Swara.id | Musi Banyuasin – Pembangunan jalan tol yang menghubungkan Palembang, Sumatera Selatan, dengan Tempino, Jambi, kini menuai sorotan. Proyek yang dikerjakan oleh PT Wira Agung (WA) sebagai vendor PT Hutama Karya Infrastruktur (HKI) diduga telah beroperasi selama beberapa bulan di Desa Bukit Jaya (C3), Kecamatan Sungai Lilin, Kabupaten Musi Banyuasin (Muba) tanpa mengantongi izin resmi.
Informasi yang diperoleh menyebutkan bahwa PT WA belum memiliki sejumlah dokumen perizinan penting, seperti UKL-UPL (Upaya Pengelolaan Lingkungan dan Upaya Pemantauan Lingkungan), izin galian C, serta izin penimbunan dan pelintasan tanah milik PT Bara Mutiara Prima (BMP). Bahkan, material timbunan tanah untuk proyek ini diduga berasal dari sumber galian ilegal.
Saat dikonfirmasi melalui pesan WhatsApp, Muhron, Kapro PT Hutama Karya Infrastruktur, memberikan tanggapan singkat,
“Ya, nanti akan kami cek dulu.”
Sementara itu, Tedi Setiawan, Manager PT Wira Agung, mengakui bahwa perizinan masih dalam proses.
“Waduh. Izinnya belum keluar,” ujarnya.
Ketua Puja Kesuma Kabupaten Muba, Gianto Wicaksono mengecam keras aktivitas yang dilakukan tanpa legalitas tersebut.
“Perusahaan besar yang beroperasi tanpa izin sama saja mengangkangi pemerintah setempat. Aktivitas ini harus dihentikan sebelum seluruh izin terpenuhi,” tegasnya, Selasa (31/12/2024).

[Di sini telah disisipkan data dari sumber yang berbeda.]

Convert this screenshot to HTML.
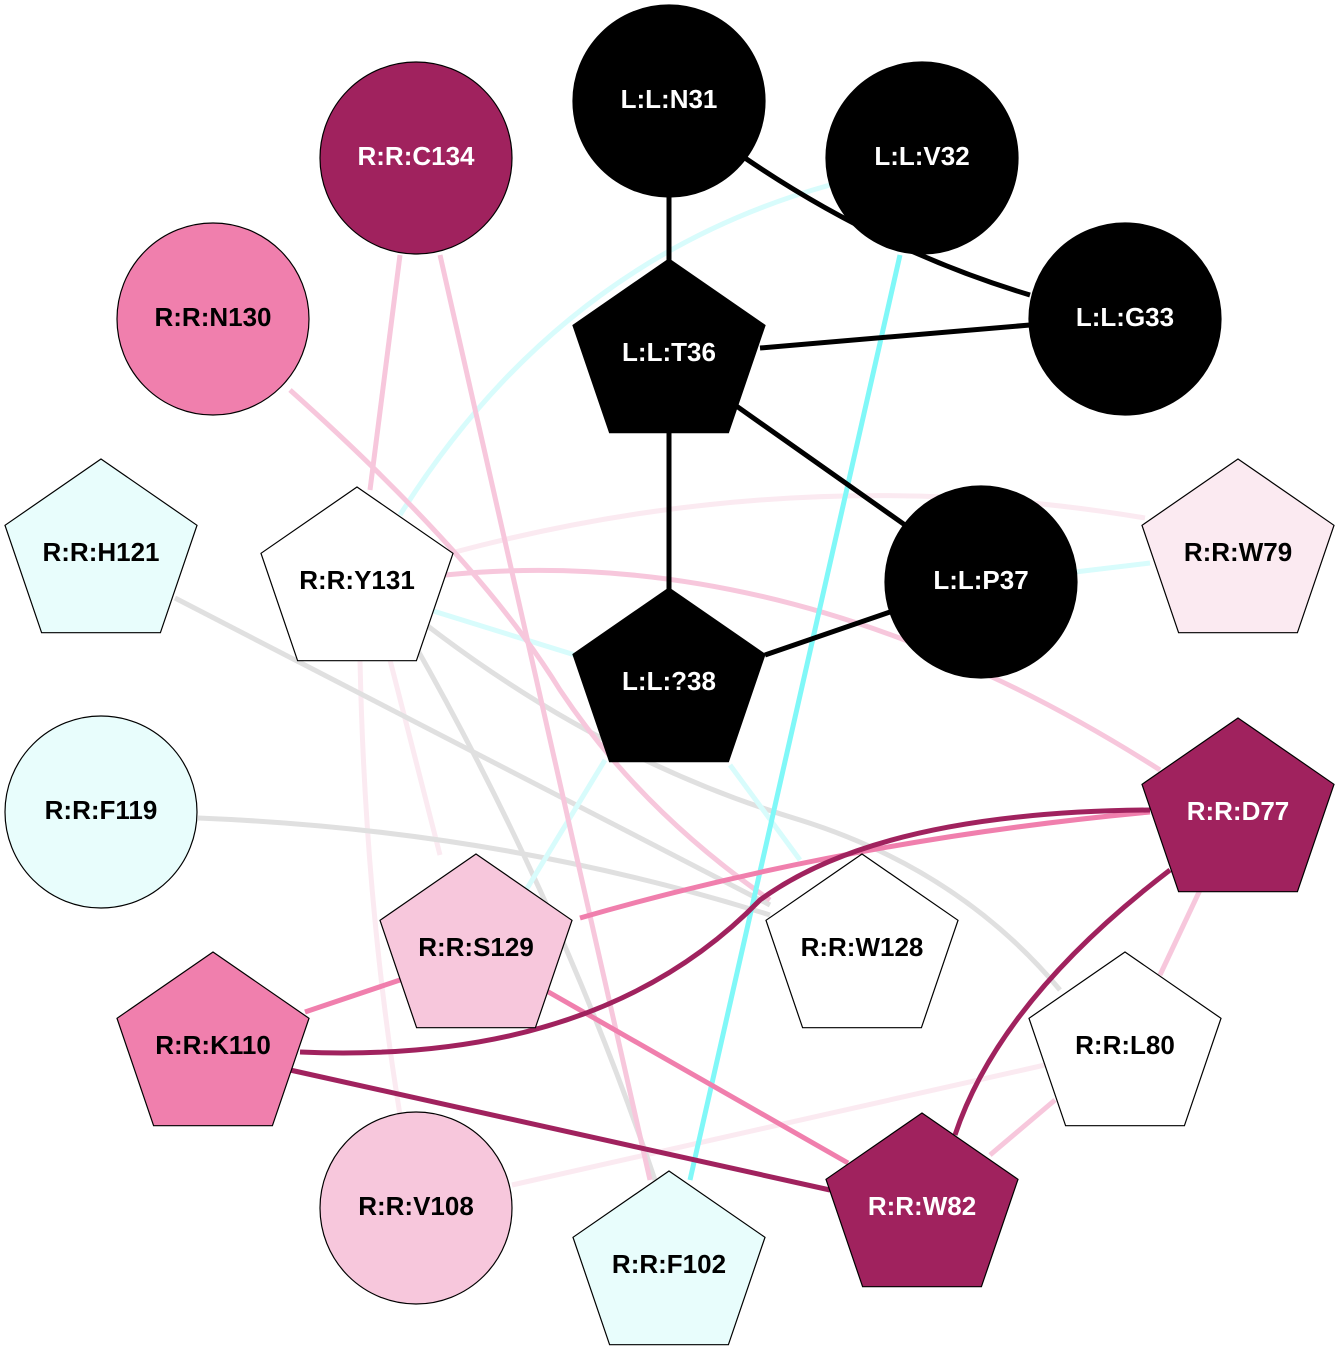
<!DOCTYPE html>
<html><head><meta charset="utf-8"><style>
html,body{margin:0;padding:0;background:#fff}
svg{display:block}
text{font-family:"Liberation Sans",Arial,sans-serif;font-weight:bold;font-size:26px;text-anchor:middle;dominant-baseline:central}
</style></head><body>
<svg width="1338" height="1368" viewBox="0 0 1338 1368" xmlns="http://www.w3.org/2000/svg">
<defs>
<polygon id="pent" points="0,-96 96,-29.7 59.4,77.7 -59.4,77.7 -96,-29.7"/>
</defs>
<g fill="none" stroke-width="5">
<path d="M455,552 Q800,460 1145,518" stroke="#fbeaf1"/>
<path d="M360,660 Q365,900 400,1115" stroke="#fbeaf1"/>
<path d="M390,660 L440,855" stroke="#fbeaf1"/>
<path d="M512,1185 L1045,1065" stroke="#fbeaf1"/>
<path d="M175,598 Q450,740 770,905" stroke="#e0e0e0"/>
<path d="M198,818 Q500,830 770,915" stroke="#e0e0e0"/>
<path d="M420,620 Q600,760 800,820 Q960,870 1060,990" stroke="#e0e0e0"/>
<path d="M412,640 Q560,900 655,1180" stroke="#e0e0e0"/>
<path d="M830,185 Q560,260 400,515" stroke="#d8fcfc"/>
<path d="M430,610 L575,655" stroke="#d8fcfc"/>
<path d="M605,760 L520,900" stroke="#d8fcfc"/>
<path d="M730,765 L800,860" stroke="#d8fcfc"/>
<path d="M1075,572 L1150,563" stroke="#d8fcfc"/>
<path d="M400,255 L370,490" stroke="#f7c7dc"/>
<path d="M440,255 L650,1180" stroke="#f7c7dc"/>
<path d="M290,390 Q480,560 560,690 Q640,810 770,900" stroke="#f7c7dc"/>
<path d="M445,575 Q800,540 1160,770" stroke="#f7c7dc"/>
<path d="M1200,890 L1160,975" stroke="#f7c7dc"/>
<path d="M1055,1100 L990,1155" stroke="#f7c7dc"/>
<path d="M900,255 L690,1180" stroke="#80f8f8"/>
<path d="M580,918 Q850,840 1150,812" stroke="#f07fad"/>
<path d="M305,1012 L400,980" stroke="#f07fad"/>
<path d="M545,990 L848,1163" stroke="#f07fad"/>
<path d="M300,1052 Q600,1065 760,900 Q880,812 1150,810" stroke="#a0225e"/>
<path d="M290,1070 L830,1190" stroke="#a0225e"/>
<path d="M1170,870 Q1000,1000 955,1135" stroke="#a0225e"/>
<path d="M669,195 L669,260" stroke="#000"/>
<path d="M745,158 Q880,250 1030,295" stroke="#000"/>
<path d="M760,348 L1030,325" stroke="#000"/>
<path d="M735,405 L905,525" stroke="#000"/>
<path d="M669,430 L669,590" stroke="#000"/>
<path d="M765,655 L890,612" stroke="#000"/>
</g>
<g stroke="#000" stroke-width="1.2">
<circle cx="669" cy="101" r="96" fill="#000"/>
<circle cx="922" cy="158" r="96" fill="#000"/>
<circle cx="1125" cy="319" r="96" fill="#000"/>
<use href="#pent" x="669" y="355" fill="#000"/>
<circle cx="981" cy="582" r="96" fill="#000"/>
<use href="#pent" x="669" y="684" fill="#000"/>
<circle cx="416" cy="158" r="96" fill="#a0225e"/>
<circle cx="213" cy="319" r="96" fill="#f07fad"/>
<use href="#pent" x="101" y="555" fill="#e8fdfc"/>
<use href="#pent" x="357" y="583" fill="#fff"/>
<use href="#pent" x="1238" y="555" fill="#fbeaf1"/>
<circle cx="101" cy="812" r="96" fill="#e8fdfc"/>
<use href="#pent" x="1238" y="814" fill="#a0225e"/>
<use href="#pent" x="476" y="950" fill="#f7c7dc"/>
<use href="#pent" x="862" y="950" fill="#fff"/>
<use href="#pent" x="213" y="1048" fill="#f07fad"/>
<use href="#pent" x="1125" y="1048" fill="#fff"/>
<circle cx="416" cy="1208" r="96" fill="#f7c7dc"/>
<use href="#pent" x="922" y="1209" fill="#a0225e"/>
<use href="#pent" x="669" y="1267" fill="#e8fdfc"/>
</g>
<g fill="#fff">
<text x="669" y="99">L:L:N31</text>
<text x="922" y="156">L:L:V32</text>
<text x="1125" y="317">L:L:G33</text>
<text x="669" y="352">L:L:T36</text>
<text x="981" y="580">L:L:P37</text>
<text x="669" y="681">L:L:?38</text>
<text x="416" y="156">R:R:C134</text>
<text x="1238" y="811">R:R:D77</text>
<text x="922" y="1206">R:R:W82</text>
</g>
<g fill="#000">
<text x="213" y="317">R:R:N130</text>
<text x="101" y="552">R:R:H121</text>
<text x="357" y="580">R:R:Y131</text>
<text x="1238" y="552">R:R:W79</text>
<text x="101" y="810">R:R:F119</text>
<text x="476" y="947">R:R:S129</text>
<text x="862" y="947">R:R:W128</text>
<text x="213" y="1045">R:R:K110</text>
<text x="1125" y="1045">R:R:L80</text>
<text x="416" y="1206">R:R:V108</text>
<text x="669" y="1264">R:R:F102</text>
</g>
</svg>
</body></html>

Gianto juga menyoroti potensi kerugian negara akibat ketiadaan retribusi resmi untuk galian C, yang seharusnya dikenakan tarif Rp4.500 per meter kubik.

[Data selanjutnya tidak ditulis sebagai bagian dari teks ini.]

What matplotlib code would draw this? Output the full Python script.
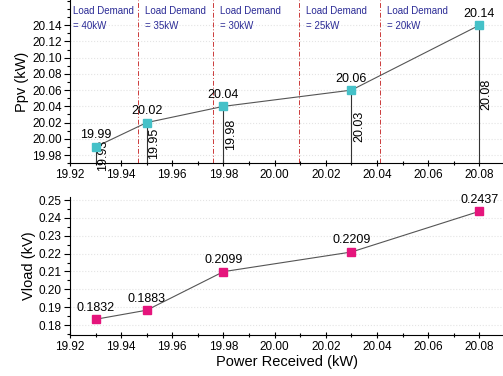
import numpy as np
import matplotlib.pyplot as plt
from matplotlib.ticker import MultipleLocator, FormatStrFormatter

# Data
power_received = [19.93, 19.95, 19.98, 20.03, 20.08]
ppv = [19.99, 20.02, 20.04, 20.06, 20.14]
vload = [0.1832, 0.1883, 0.2099, 0.2209, 0.2437]
demand_bounds = [19.9466, 19.976, 20.0095, 20.041]
demand_labels = ["40kW", "35kW", "30kW", "25kW", "20kW"]
ppv_labels = ["19.99", "20.02", "20.04", "20.06", "20.14"]
vload_labels = ["0.1832", "0.1883", "0.2099", "0.2209", "0.2437"]

plt.rcParams["font.family"] = ["Liberation Sans", "DejaVu Sans"]

fig = plt.figure(figsize=(5.03, 3.76), dpi=100)
ax1 = fig.add_axes([0.139, 0.566, 0.865, 0.434])
ax2 = fig.add_axes([0.139, 0.109, 0.865, 0.367])

xmin, xmax = 19.92, 20.09
y1min, y1max = 19.97, 20.171

# --- top panel: Ppv ---
ax1.plot(power_received, ppv, color="#555555", lw=0.8, zorder=3)
ax1.plot(power_received, ppv, ls="none", marker="s", ms=5.5,
         color="#45c1c8", zorder=4)
for x, y, lab in zip(power_received, ppv, ppv_labels):
    ax1.vlines(x, y1min, y, color="#333333", lw=0.8, zorder=2)
    ax1.annotate(lab, (x, y), xytext=(0, 4), textcoords="offset points",
                 ha="center", va="bottom", fontsize=9)
    ax1.annotate(f"{x:.2f}", (x, (y + y1min) / 2), xytext=(1, 0),
                 textcoords="offset points", ha="left", va="center",
                 rotation=90, fontsize=9)

for b in demand_bounds:
    ax1.axvline(b, color="#cc3a3a", ls=(0, (5, 2, 1, 2)), lw=0.7, zorder=1)

lefts = [xmin] + demand_bounds
offsets = [0.0012] + [0.0028] * len(demand_bounds)
trans = ax1.get_xaxis_transform()
for l, off, lab in zip(lefts, offsets, demand_labels):
    ax1.text(l + off, 0.933, "Load Demand", transform=trans,
             color="#2b2b96", fontsize=7, ha="left", va="center")
    ax1.text(l + off, 0.84, "= " + lab, transform=trans,
             color="#2b2b96", fontsize=7, ha="left", va="center")

ax1.set_xlim(xmin, xmax)
ax1.set_ylim(y1min, y1max)
ax1.yaxis.set_minor_locator(MultipleLocator(0.01))
ax1.yaxis.set_major_formatter(FormatStrFormatter("%.2f"))
ax1.set_yticks(np.arange(19.98, 20.141, 0.02))
ax1.set_ylabel("Ppv (kW)", fontsize=10.5, labelpad=2)

# --- bottom panel: Vload ---
ax2.plot(power_received, vload, color="#555555", lw=0.8, zorder=3)
ax2.plot(power_received, vload, ls="none", marker="s", ms=5.5,
         color="#e5157c", zorder=4)
for x, y, lab in zip(power_received, vload, vload_labels):
    ax2.annotate(lab, (x, y), xytext=(0, 4), textcoords="offset points",
                 ha="center", va="bottom", fontsize=9)

ax2.set_xlim(xmin, xmax)
ax2.set_ylim(0.1744, 0.2517)
ax2.set_yticks(np.arange(0.18, 0.2501, 0.01))
ax2.yaxis.set_minor_locator(MultipleLocator(0.005))
ax2.yaxis.set_major_formatter(FormatStrFormatter("%.2f"))
ax2.set_ylabel("Vload (kV)", fontsize=10.5, labelpad=2)
ax2.set_xlabel("Power Received (kW)", fontsize=10.5, labelpad=2)

for ax in (ax1, ax2):
    ax.set_xticks(np.arange(19.92, 20.081, 0.02))
    ax.xaxis.set_major_formatter(FormatStrFormatter("%.2f"))
    ax.xaxis.set_minor_locator(MultipleLocator(0.01))
    ax.spines["top"].set_visible(False)
    ax.spines["right"].set_visible(False)
    ax.tick_params(axis="both", which="major", labelsize=8.5, length=4,
                   width=0.8, pad=2)
    ax.tick_params(axis="x", which="both", direction="inout")
    ax.tick_params(axis="both", which="minor", length=2.5, width=0.8)
    ax.grid(axis="y", color="#e4e4e4", ls=":", lw=0.8)
    ax.set_axisbelow(True)

fig.savefig("out.png", dpi=100)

“Jika benar tidak ada pembayaran retribusi, itu jelas merugikan negara dan dapat dikategorikan sebagai tindakan korupsi,” tambahnya.
Hal ini juga mendapat perhatian dari Ketua LSM Pemerhati dan Pemantau Pembangunan Daerah (P3D) Sumatera Selatan, Adi. Ia menyatakan akan membawa masalah ini ke DPRD Provinsi Sumsel untuk memastikan tindakan tegas terhadap perusahaan yang melanggar aturan.
Berdasarkan Pasal 158 dan/atau Pasal 161 Undang-Undang Nomor 3 Tahun 2020 tentang Pertambangan Mineral dan Batu Bara, setiap aktivitas penambangan tanpa izin dapat dijerat hukuman penjara hingga 10 tahun dan denda maksimal Rp10 miliar.
Proyek besar seperti ini semestinya mematuhi aturan hukum yang berlaku. Jika terbukti melanggar, PT Wira Agung dan pihak terkait di proyek tersebut berpotensi menghadapi sanksi pidana maupun administratif yang berat.
Hingga berita ini diturunkan, aktivitas proyek masih berlangsung di Desa Bukit Jaya tanpa kejelasan lebih lanjut dari pihak perusahaan. Masyarakat dan pihak berwenang diminta terus mengawasi perkembangan kasus ini.